The hero, by virtue of his gender and stereotypical role as the protector and surrogate brain for the heroine, is of course a far more palatable character. Jason Alexander – not the former child TV actor, I’m sure – is not happy that the male clients of his bar The Last Resort are getting ripped off by an enterprising Miss Lonely Hearts. In his own words, here is how he describes the con:

“Miss Lonely Hearts is an old con. One of the safest, actually. It’s small potatoes, hard to trace and usually unreported.” He saw he had their full attention, and continued. “Here’s how it works. She sees a lonely hearts ad, and picks a victim. She writes love letters to set the coldest heart on fire and sends a picture of the most heartbreakingly beautiful woman you’ve ever seen. She also confesses to being on hard times and asks for the airfare to join her groom.”

Being a former gambler (he won the bar), Jason decides that he is the best person to stop this Miss Lonely Heart.
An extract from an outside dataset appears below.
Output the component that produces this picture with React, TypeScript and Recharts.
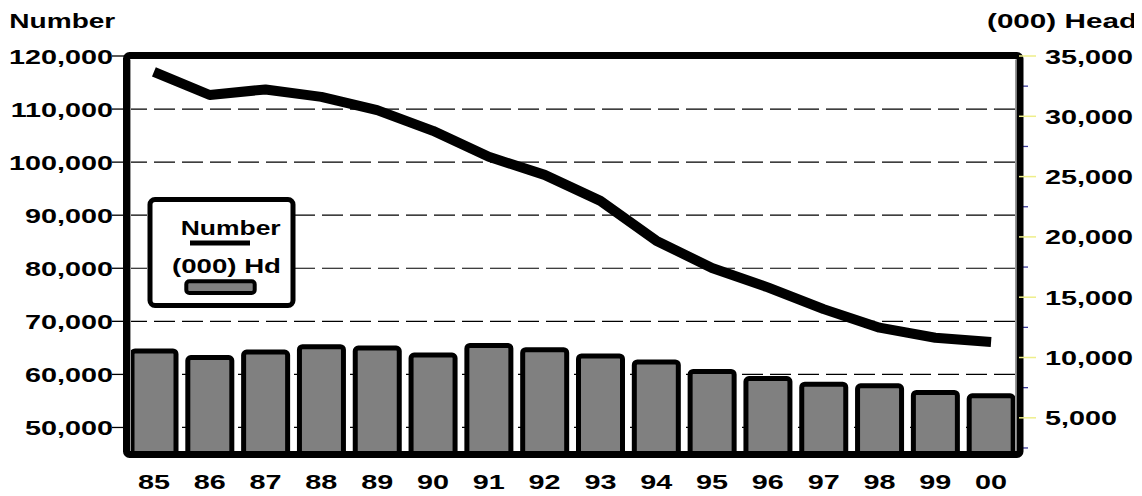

He will lure her in, and once she asks for a ticket, he’ll be right there to catch her in the act when she tries to cash in that ticket. Unfortunately, his method of operation is to put an ad and scrutinize the responses he gets, which… doesn’t seem like a good idea to me. Won’t it make more sense to write to the Miss Lonely Hearts that jilted his buddies, pretending to be a new potential victim? At any rate, guess who replies to his ad.

The story proceeds in a most predictable manner as Cass goes down to Alaska to meet “Alex” only to find Jason pretending to be “Alex”‘s friend. He falls for her, so now he wonders how he can come clean to her.

I don’t know. Miss Lonely Hearts is one of those stories where the characters behave in ways that are so needlessly convoluted and complicated that the story makes even less sense than it already does. I suspect the author is aware of how over-the-top nonsensical her story is, judging from some of the wry punchlines in this story, but she charges ahead nonetheless right up to the absurd and convoluted explanations about the layers after layers of deceptions and lies. And no, all those confessions and explanations by various secondary characters don’t do anything to make this story any more sensible. Unless, that is, the conclusion the author wants to me to have is that Jason is a paranoid loser and Cass is a moron.

File this one under “Too absurd – it’s easier to just not bother.”